I hadn’t told my siblings about the sexual abuse.

Because I just shut him out, it left a hole and created confusion for my siblings. It also left a blank canvas for my mother and stepfather to belittle in me in any way they wanted. Making me out to be a nasty person.

Two-and-a-half years later, I snapped. I’d had enough of the abuse from them mentally, spiritually, verbally. I told my sister. It was the most courageous thing I have done. She couldn’t believe it. She said she has to know everything in detail because she’s going to confront him. I could breathe. It was such a great feeling.

I knew I’d hurt her world, but I was free.

She did, in fact, confront both of them, in detail. He didn’t deny any of it. He said he thought of me as a friend, not as a daughter. My sister was confused and disgusted. She had just had her daughter a few months before.

My brother didn’t want any part of me. He said I don’t want to know, it’s in the past, move on.

My sister struggled to play it safe. Eventually, she chose to invite him to her daughter’s birthday parties over me and my two girls, who were very close in age. This was incredibly heartbreaking for me. I had a huge wake-up call. Here I was, still in another country that he had moved us to–away from my huge, caring family. And now he had taken my family again. I was alone, heartbroken, and without my mother and family.

So I called the police and started another nasty battle.

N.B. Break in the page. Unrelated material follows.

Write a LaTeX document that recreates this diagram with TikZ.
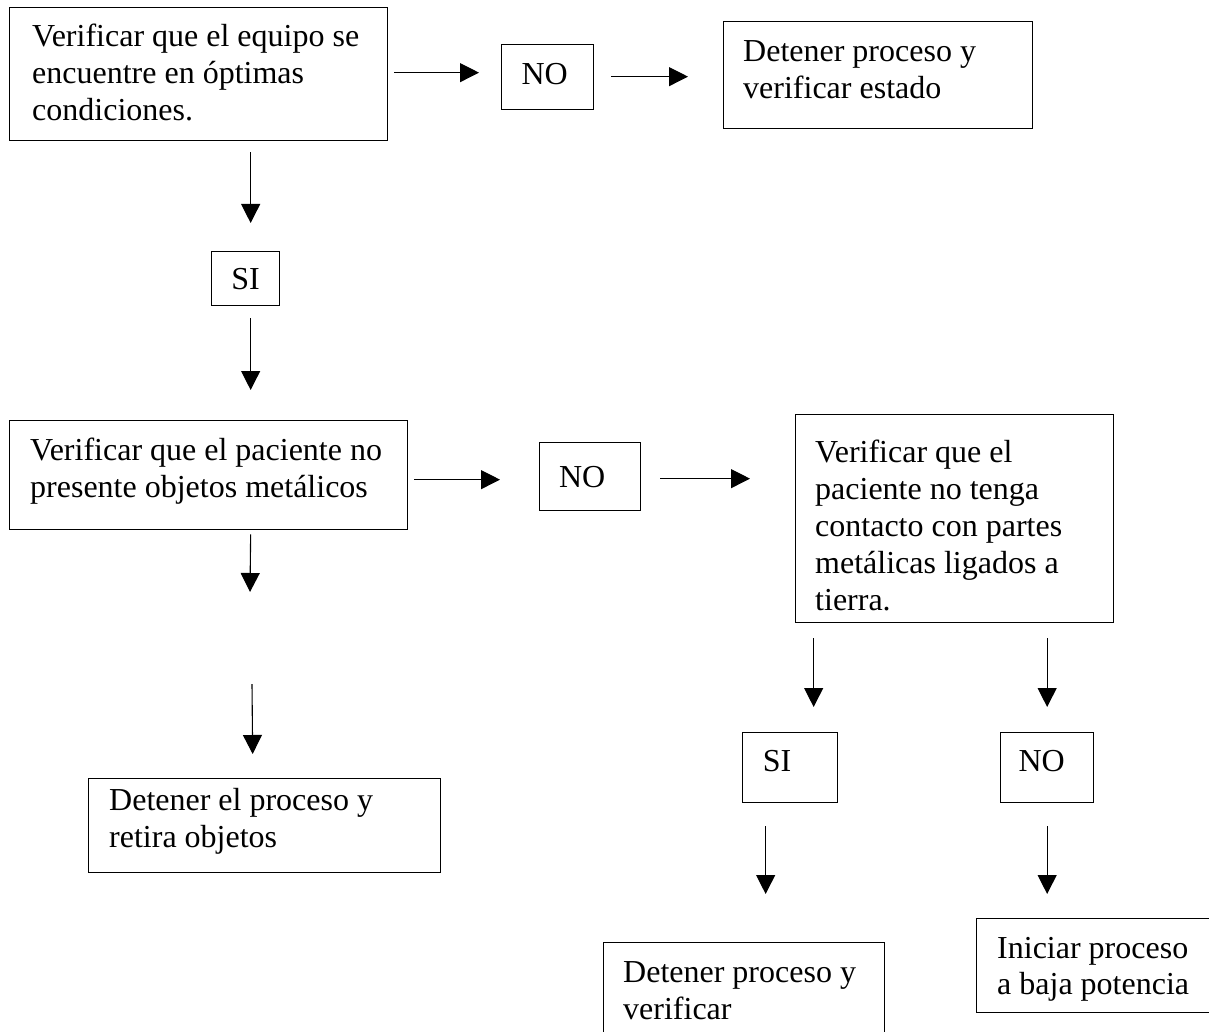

My mother always likes to compare her own childhood trauma with mine and she downplays mine, as though I should just move on. And she asks me to drop the charges. Sometimes offering money. Or makes me feel guilty for charging him. She says, “Do you know he won’t be able to work overseas if he’s convicted? And he will be thrown out of this group.” She wants to know what charging him will do for me.

I keep reminding my mother that this was not ok. This is not good behavior. What happened to her as a child was wrong. What happened to me was wrong. I have come to realize that it’s ok to lose them because I believe in me. The choices I left my mother to make for me when I was 17, I’m now doing in my late 30s. Because it wasn’t ok. I try to understand how my family works. It is so much harder to deal with the truth than it is to pretend.